The validity of post-mortem human brain research relies upon accurate clinical and psychopathological diagnosis. Current literature indicates few instances where standardized diagnostic assessment tools such as the Diagnostic Instrument for Brain Studies have been utilized. The primary aim of the present study was to investigate the degree of concordance between predominant ante-mortem psychiatric diagnoses indicated in medical records, and post-mortem diagnoses derived through structured diagnostic instruments such as the Diagnostic Instrument for Brain Studies and the Item Group Checklist of the Schedules for Clinical Assessment in Neuropsychiatry.


Fifty-eight subjects from the New South Wales Tissue Resource Centre, assigned a clinical psychiatric diagnosis after death, were included in the study. The predominant ante-mortem diagnosis of each case was compared to the corresponding post-mortem diagnosis obtained through structured case reviews to which either the Diagnostic Instrument for Brain Studies (from 2001) or the Item Group Checklist of Schedules for Clinical Assessment in Neuropsychiatry (before 2001) were applied.


Comparison of ante-mortem and post-mortem diagnoses produced an overall kappa coefficient of 0.66. Kappa coefficients for the schizophrenia cohort were 0.61, 0.35 for the schizoaffective cohort, 0.95 for the major depressive disorder cohort and 0.70 for the bipolar disorder cohort.
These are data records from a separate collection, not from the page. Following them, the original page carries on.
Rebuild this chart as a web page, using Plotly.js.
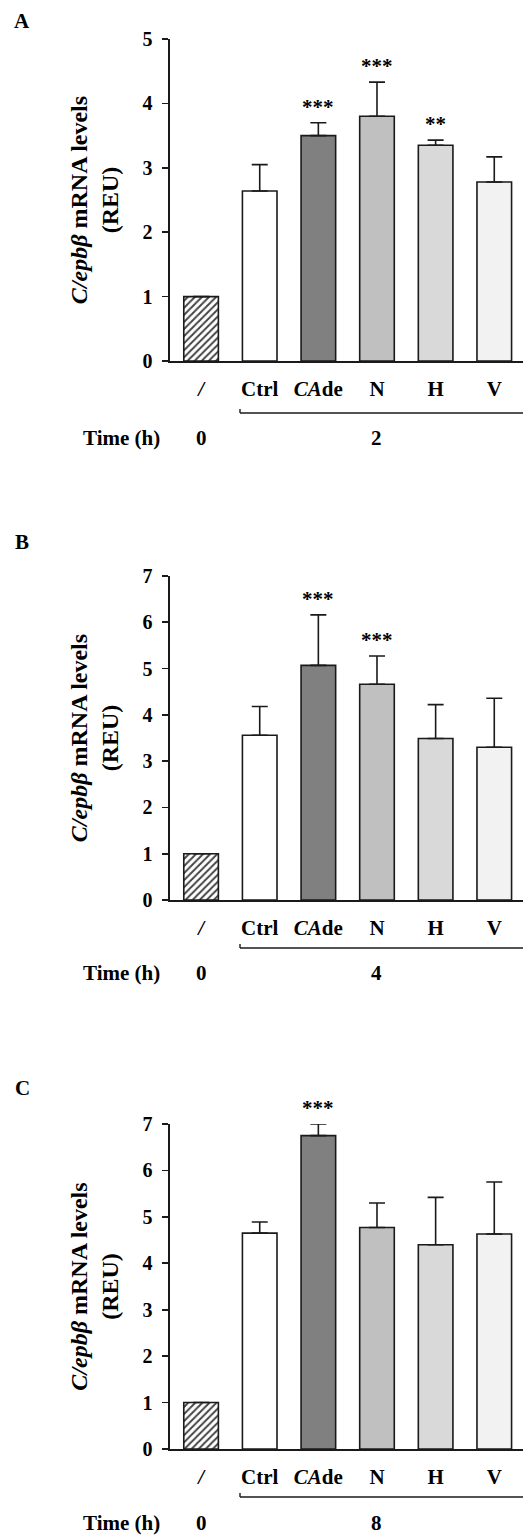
<!DOCTYPE html>
<html><head><meta charset="utf-8">
<script src="https://cdn.plot.ly/plotly-3.0.1.min.js"></script>
<style>html,body{margin:0;padding:0;background:#fff}#chart{width:523px;height:1536px}</style>
</head><body><div id="chart"></div>
<script>
// ---- data ----
const categories = ['/', 'Ctrl', 'CAde', 'N', 'H', 'V'];
const tickLabels = ['<i>/</i>', 'Ctrl', '<i>CA</i>de', 'N', 'H', 'V'];
const barColors = ['#ffffff', '#ffffff', '#808080', '#c0c0c0', '#d9d9d9', '#f2f2f2'];
const barPatterns = ['/', '', '', '', '', ''];
const panelLetters = ['A', 'B', 'C'];
const timeZero = '0';
const timeValues = ['2', '4', '8'];
const yMaxA = 5, yMaxB = 7, yMaxC = 7;

const valuesA = [1, 2.64, 3.50, 3.80, 3.35, 2.78];
const errorsA = [0, 0.41, 0.20, 0.53, 0.08, 0.39];
const starsA  = ['', '', '***', '***', '**', ''];

const valuesB = [1, 3.56, 5.07, 4.66, 3.49, 3.30];
const errorsB = [0, 0.62, 1.09, 0.61, 0.73, 1.06];
const starsB  = ['', '', '***', '***', '', ''];

const valuesC = [1, 4.65, 6.75, 4.77, 4.40, 4.63];
const errorsC = [0, 0.24, 0.25, 0.53, 1.02, 1.12];
const starsC  = ['', '', '***', '', '', ''];

const yTitle = '<i>C/epbβ</i> mRNA levels<br>(REU)';

// ---- layout helpers ----
const FAM = 'Liberation Serif, Times New Roman, serif';
const H = 1536, W = 523;
const panels = [
  {v: valuesA, e: errorsA, s: starsA, max: yMaxA, top: 39,   bot: 361,  brk: 52, time: 77, letterY: 21},
  {v: valuesB, e: errorsB, s: starsB, max: yMaxB, top: 576,  bot: 900,  brk: 48, time: 73, letterY: 542},
  {v: valuesC, e: errorsC, s: starsC, max: yMaxC, top: 1124, bot: 1449, brk: 48, time: 74, letterY: 1088}
];

const data = [];
const layout = {
  width: W, height: H,
  margin: {l: 0, r: 0, t: 0, b: 0},
  paper_bgcolor: '#fff', plot_bgcolor: '#fff',
  showlegend: false,
  font: {family: FAM, color: '#000'},
  annotations: [], shapes: []
};

panels.forEach((p, k) => {
  const sfx = k === 0 ? '' : String(k + 1);
  const xa = 'x' + sfx, ya = 'y' + sfx;
  data.push({
    type: 'bar', x: categories, y: p.v, xaxis: xa, yaxis: ya, width: 0.59,
    marker: {color: barColors, line: {color: '#1a1a1a', width: 1.6},
             pattern: {shape: barPatterns, fgcolor: '#6a6a6a', bgcolor: '#ffffff', fgopacity: 1,
                       size: 5, solidity: 0.4, fillmode: 'overlay'}},
    error_y: {type: 'data', symmetric: false, array: p.e, arrayminus: p.e.map(() => 0),
              color: '#1a1a1a', thickness: 1.6, width: 8},
    hoverinfo: 'none'
  });
  const hpx = p.bot - p.top;
  layout['xaxis' + sfx] = {
    domain: [170 / W, 1], anchor: ya, type: 'category', range: [-0.53, 5.49],
    showline: true, linecolor: '#1a1a1a', linewidth: 1.6, ticks: '', showgrid: false, zeroline: false,
    tickmode: 'array', tickvals: categories, ticktext: tickLabels,
    tickfont: {family: FAM, size: 21, weight: 'bold', color: '#000'}, ticklabelstandoff: 8
  };
  layout['yaxis' + sfx] = {
    domain: [1 - p.bot / H, 1 - p.top / H], anchor: xa, range: [0, p.max], dtick: 1,
    showline: true, linecolor: '#1a1a1a', linewidth: 1.6, ticks: 'outside', ticklen: 6, tickwidth: 1.6,
    tickcolor: '#1a1a1a', showgrid: false, zeroline: false,
    tickfont: {family: FAM, size: 20, weight: 'bold', color: '#000'}, ticklabelstandoff: 6,
    title: {text: yTitle, font: {family: FAM, size: 24, weight: 'bold', color: '#000'}, standoff: 17}
  };
  // significance stars
  p.s.forEach((st, i) => {
    if (!st) return;
    layout.annotations.push({xref: xa, yref: ya, x: i, y: p.v[i] + p.e[i], text: st, showarrow: false,
      xanchor: 'center', yanchor: 'bottom', yshift: 2, font: {family: FAM, size: 21, weight: 'bold', color: '#000'}});
  });
  // bracket
  const by = -p.brk / hpx, hook = -(p.brk - 4) / hpx;
  const bx0 = 70 / 353;
  layout.shapes.push({type: 'line', xref: xa + ' domain', yref: ya + ' domain', x0: bx0, x1: 1, y0: by, y1: by,
    line: {color: '#1a1a1a', width: 1.4}});
  layout.shapes.push({type: 'line', xref: xa + ' domain', yref: ya + ' domain', x0: bx0, x1: bx0, y0: by, y1: hook,
    line: {color: '#1a1a1a', width: 1.4}});
  // time row
  const ty = -p.time / hpx;
  const tfont = {family: FAM, size: 21, weight: 'bold', color: '#000'};
  const base = {showarrow: false, xanchor: 'center', yanchor: 'middle', font: tfont};
  layout.annotations.push(Object.assign({xref: 'paper', yref: ya + ' domain', x: 121 / W, y: ty, text: 'Time (h)'}, base));
  layout.annotations.push(Object.assign({xref: xa, yref: ya + ' domain', x: 0, y: ty, text: timeZero}, base));
  layout.annotations.push(Object.assign({xref: xa, yref: ya + ' domain', x: 3, y: ty, text: timeValues[k]}, base));
  // panel letter
  layout.annotations.push(Object.assign({xref: 'paper', yref: 'paper', x: 22 / W, y: 1 - p.letterY / H,
    text: panelLetters[k]}, base));
});

Plotly.newPlot('chart', data, layout, {staticPlot: true});
</script>
</body></html>
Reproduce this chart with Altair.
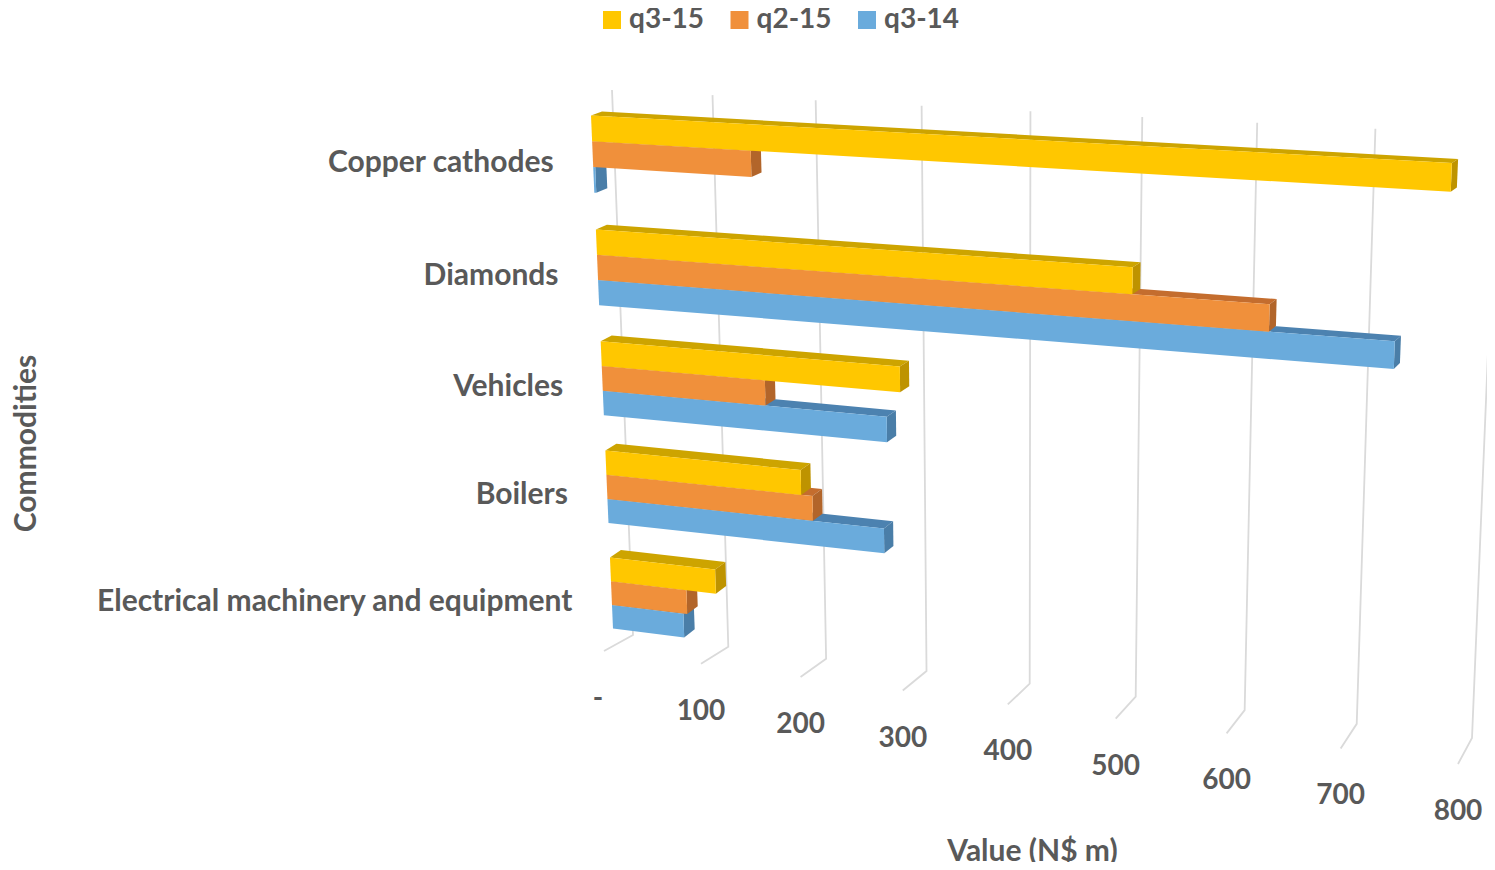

There was moderate-excellent inter-rater reliability for most cohorts in this sample. There was sufficient disagreement, however, particularly for the schizoaffective cohort, to suggest the value of applying a standardized and structured assessment approach to psychiatric diagnosis. A standardized approach would likely enhance both the accuracy of diagnosis and the prospective validity of tissue-based research. The present study also highlights the importance of accurate and detailed medical record keeping at a symptom-based level across all mental health professions. In the absence of clear and adequate symptom-based detail, the reliability of both ante-mortem and post-mortem diagnosis may be compromised.